◆ WHAT YOU SHOULD DO: Write out the entries below exactly, starting at the first line and stopping after the line that contains "D - D´</div>"; skip all pictures.
** Start of GIVEN ENTRIES **
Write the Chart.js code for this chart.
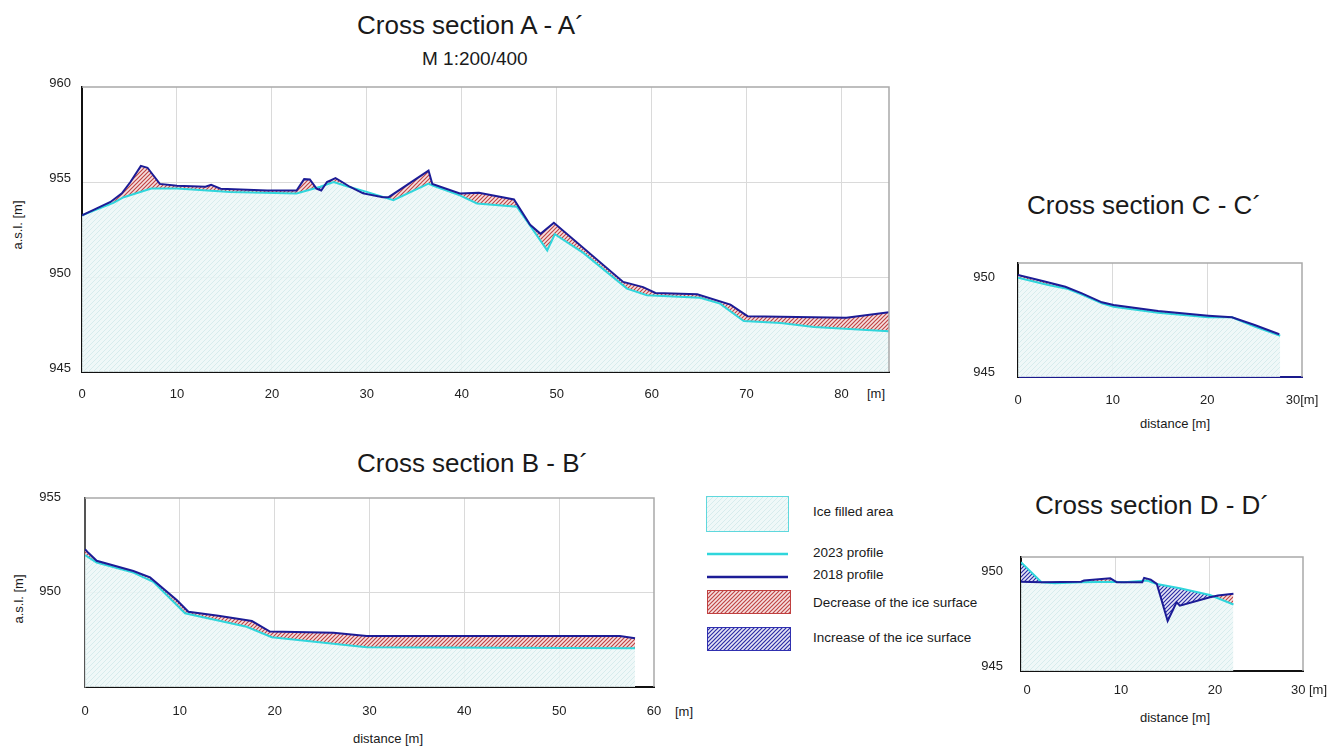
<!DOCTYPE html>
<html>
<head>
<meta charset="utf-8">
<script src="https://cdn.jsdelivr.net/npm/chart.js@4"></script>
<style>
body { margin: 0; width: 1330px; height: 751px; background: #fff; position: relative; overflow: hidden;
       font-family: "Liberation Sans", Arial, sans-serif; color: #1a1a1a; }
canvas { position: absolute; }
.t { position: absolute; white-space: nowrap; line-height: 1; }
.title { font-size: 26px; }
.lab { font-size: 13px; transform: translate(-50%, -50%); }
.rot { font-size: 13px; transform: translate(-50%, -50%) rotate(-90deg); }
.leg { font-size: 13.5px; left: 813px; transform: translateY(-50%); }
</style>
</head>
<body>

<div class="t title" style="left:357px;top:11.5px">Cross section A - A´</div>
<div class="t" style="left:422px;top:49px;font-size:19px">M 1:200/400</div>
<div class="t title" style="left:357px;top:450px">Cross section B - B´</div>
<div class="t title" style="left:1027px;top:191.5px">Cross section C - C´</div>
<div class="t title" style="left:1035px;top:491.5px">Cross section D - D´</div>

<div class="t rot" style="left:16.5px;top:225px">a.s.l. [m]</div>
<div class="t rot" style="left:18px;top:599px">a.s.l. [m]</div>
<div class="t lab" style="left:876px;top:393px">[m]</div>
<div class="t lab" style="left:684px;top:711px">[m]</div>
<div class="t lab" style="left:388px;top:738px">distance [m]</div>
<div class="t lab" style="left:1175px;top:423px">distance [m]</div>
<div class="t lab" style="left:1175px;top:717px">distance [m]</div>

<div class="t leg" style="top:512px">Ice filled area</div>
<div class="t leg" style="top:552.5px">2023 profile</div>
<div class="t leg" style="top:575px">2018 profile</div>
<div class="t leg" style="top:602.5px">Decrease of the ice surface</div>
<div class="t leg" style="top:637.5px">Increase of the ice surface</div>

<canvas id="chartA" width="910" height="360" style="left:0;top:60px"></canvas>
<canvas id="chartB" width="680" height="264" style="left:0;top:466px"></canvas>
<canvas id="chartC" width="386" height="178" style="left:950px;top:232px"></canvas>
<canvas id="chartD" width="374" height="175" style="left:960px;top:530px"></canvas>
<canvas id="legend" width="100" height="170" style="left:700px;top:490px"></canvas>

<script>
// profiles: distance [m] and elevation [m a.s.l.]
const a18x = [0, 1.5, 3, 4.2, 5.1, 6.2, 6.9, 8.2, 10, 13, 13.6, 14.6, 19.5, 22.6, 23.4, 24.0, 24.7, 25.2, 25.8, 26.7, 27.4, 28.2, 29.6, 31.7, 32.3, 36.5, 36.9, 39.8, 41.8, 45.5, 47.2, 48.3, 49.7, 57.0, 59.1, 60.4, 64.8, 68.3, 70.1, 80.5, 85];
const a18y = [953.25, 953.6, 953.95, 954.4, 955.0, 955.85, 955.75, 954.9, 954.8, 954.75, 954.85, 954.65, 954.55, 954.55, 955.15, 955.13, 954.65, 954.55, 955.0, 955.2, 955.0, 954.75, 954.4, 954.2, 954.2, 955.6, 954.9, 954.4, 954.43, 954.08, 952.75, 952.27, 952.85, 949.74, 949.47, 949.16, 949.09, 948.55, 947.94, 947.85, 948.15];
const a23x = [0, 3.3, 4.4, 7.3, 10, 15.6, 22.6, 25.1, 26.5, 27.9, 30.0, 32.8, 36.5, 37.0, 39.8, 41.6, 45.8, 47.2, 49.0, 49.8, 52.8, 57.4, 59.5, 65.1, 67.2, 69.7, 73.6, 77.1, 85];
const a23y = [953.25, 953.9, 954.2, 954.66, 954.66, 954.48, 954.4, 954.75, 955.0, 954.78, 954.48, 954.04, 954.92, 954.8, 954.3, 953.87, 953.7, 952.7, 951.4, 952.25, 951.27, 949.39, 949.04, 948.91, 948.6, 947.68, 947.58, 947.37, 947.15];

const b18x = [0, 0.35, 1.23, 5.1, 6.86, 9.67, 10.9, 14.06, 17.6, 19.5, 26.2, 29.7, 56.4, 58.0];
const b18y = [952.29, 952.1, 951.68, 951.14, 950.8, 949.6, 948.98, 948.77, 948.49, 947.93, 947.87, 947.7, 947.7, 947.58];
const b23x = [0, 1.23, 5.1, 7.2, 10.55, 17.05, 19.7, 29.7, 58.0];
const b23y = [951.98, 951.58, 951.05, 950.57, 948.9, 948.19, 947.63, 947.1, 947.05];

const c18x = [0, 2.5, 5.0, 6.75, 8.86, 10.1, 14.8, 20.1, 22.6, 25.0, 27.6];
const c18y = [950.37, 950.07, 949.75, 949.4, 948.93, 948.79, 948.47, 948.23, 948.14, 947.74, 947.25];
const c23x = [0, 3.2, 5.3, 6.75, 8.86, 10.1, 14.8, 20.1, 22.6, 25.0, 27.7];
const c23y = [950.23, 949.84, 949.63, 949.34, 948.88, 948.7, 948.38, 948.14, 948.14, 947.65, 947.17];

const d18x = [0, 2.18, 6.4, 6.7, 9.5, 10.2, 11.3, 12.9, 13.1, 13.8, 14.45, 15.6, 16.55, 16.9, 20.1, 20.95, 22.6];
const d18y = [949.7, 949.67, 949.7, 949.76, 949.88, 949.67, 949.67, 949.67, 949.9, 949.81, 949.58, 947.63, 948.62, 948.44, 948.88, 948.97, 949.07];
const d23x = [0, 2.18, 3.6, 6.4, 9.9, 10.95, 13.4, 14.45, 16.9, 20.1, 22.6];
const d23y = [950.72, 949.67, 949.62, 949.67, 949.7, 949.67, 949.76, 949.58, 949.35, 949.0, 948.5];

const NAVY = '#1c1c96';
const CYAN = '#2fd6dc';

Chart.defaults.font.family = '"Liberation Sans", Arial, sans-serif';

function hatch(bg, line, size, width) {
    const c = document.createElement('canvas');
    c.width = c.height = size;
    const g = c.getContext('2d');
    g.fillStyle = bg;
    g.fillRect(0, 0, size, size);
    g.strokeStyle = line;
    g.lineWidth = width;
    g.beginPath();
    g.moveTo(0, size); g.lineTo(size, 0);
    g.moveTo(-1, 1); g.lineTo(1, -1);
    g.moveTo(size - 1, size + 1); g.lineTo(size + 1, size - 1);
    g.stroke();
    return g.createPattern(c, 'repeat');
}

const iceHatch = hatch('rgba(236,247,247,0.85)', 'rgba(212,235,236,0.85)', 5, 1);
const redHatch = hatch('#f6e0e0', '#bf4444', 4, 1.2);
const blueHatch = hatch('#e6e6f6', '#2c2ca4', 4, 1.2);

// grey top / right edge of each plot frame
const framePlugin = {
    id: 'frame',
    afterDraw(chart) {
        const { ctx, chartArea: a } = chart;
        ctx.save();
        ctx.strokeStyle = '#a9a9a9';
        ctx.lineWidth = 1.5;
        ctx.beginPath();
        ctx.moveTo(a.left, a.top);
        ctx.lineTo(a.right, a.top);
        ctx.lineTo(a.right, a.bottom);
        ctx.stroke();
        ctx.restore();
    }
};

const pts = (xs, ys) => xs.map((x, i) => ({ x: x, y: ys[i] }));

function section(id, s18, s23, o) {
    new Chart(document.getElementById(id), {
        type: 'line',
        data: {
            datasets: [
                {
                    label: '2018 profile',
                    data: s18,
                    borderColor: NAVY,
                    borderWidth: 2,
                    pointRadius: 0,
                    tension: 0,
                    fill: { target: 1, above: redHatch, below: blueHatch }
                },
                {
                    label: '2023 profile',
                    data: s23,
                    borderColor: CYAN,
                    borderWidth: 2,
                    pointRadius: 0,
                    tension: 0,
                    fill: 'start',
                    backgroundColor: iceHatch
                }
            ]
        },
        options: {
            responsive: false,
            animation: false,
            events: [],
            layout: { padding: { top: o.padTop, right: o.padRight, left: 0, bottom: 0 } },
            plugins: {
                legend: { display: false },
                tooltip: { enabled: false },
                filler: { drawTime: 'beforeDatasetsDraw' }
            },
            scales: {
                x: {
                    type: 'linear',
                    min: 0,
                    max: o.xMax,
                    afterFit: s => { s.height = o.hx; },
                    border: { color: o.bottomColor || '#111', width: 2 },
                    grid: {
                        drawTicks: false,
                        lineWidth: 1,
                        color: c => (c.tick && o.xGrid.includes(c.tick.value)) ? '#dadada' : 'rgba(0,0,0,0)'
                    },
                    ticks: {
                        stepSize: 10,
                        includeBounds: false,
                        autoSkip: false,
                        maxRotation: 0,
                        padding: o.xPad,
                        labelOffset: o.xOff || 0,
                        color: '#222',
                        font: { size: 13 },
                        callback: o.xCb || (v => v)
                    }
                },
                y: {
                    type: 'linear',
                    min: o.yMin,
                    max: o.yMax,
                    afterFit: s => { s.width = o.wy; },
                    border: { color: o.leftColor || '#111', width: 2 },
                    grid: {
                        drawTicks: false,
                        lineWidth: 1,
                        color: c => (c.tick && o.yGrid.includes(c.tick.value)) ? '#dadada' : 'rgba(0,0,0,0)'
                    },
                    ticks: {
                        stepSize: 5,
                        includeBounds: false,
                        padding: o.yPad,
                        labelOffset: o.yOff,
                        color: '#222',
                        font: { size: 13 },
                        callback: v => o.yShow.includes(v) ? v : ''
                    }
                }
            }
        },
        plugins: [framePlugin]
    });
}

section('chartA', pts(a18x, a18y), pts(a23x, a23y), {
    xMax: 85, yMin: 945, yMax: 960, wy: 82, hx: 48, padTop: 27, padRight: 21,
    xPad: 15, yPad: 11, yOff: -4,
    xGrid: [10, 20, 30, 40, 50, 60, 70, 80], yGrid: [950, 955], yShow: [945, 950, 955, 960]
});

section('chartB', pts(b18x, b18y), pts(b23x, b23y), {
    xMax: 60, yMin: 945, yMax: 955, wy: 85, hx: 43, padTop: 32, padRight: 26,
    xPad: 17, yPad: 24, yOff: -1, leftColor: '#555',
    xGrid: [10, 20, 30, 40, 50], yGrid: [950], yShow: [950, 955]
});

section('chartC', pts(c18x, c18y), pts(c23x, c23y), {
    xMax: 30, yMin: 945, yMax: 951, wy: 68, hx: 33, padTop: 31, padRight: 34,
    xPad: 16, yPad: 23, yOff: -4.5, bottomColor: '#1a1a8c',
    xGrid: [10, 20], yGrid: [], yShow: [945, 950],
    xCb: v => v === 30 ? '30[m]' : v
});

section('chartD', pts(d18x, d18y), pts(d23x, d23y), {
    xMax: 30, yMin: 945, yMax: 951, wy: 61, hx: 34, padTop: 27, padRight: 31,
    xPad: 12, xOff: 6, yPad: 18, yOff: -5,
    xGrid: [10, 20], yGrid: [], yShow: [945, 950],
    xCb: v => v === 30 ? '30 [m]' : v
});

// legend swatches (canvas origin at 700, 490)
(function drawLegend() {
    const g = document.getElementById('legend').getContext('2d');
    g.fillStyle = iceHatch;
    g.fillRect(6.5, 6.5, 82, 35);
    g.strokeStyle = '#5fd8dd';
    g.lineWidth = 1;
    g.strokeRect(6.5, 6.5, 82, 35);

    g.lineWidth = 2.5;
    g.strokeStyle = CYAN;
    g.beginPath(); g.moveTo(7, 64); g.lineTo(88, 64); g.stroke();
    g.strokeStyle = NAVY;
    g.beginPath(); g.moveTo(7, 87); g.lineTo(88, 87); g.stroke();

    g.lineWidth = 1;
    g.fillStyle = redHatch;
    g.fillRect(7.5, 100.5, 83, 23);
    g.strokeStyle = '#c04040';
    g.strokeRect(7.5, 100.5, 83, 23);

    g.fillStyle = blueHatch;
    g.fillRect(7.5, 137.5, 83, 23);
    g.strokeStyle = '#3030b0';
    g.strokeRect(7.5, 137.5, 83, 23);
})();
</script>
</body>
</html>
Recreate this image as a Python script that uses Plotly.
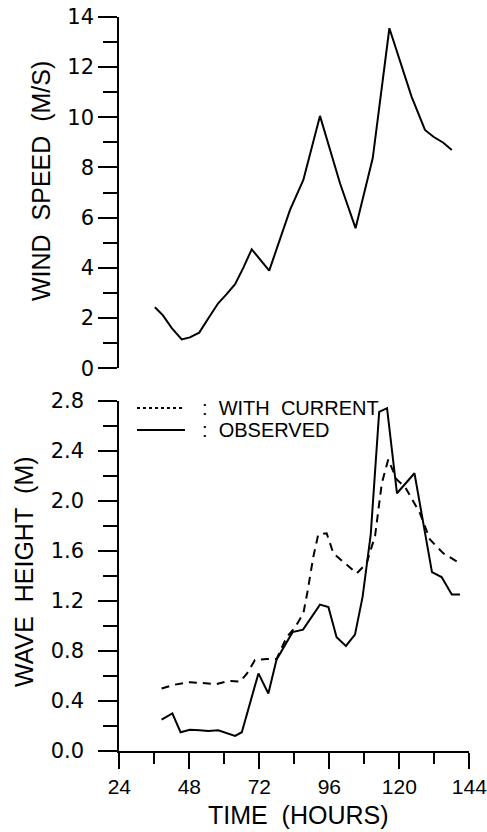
** End of GIVEN ENTRIES **
◆ SOLUTION FOR THIS PROBLEM:
Write the Chart.js code for this chart.
<!DOCTYPE html>
<html>
<head>
<meta charset="utf-8">
<script src="https://cdn.jsdelivr.net/npm/chart.js@4"></script>
<style>
body { margin: 0; width: 1330px; height: 751px; background: #fff; position: relative; overflow: hidden;
       font-family: "Liberation Sans", Arial, sans-serif; color: #1a1a1a; }
canvas { position: absolute; }
.t { position: absolute; white-space: nowrap; line-height: 1; }
.title { font-size: 26px; }
.lab { font-size: 13px; transform: translate(-50%, -50%); }
.rot { font-size: 13px; transform: translate(-50%, -50%) rotate(-90deg); }
.leg { font-size: 13.5px; left: 813px; transform: translateY(-50%); }
</style>
</head>
<body>

<div class="t title" style="left:357px;top:11.5px">Cross section A - A´</div>
<div class="t" style="left:422px;top:49px;font-size:19px">M 1:200/400</div>
<div class="t title" style="left:357px;top:450px">Cross section B - B´</div>
<div class="t title" style="left:1027px;top:191.5px">Cross section C - C´</div>
<div class="t title" style="left:1035px;top:491.5px">Cross section D - D´</div>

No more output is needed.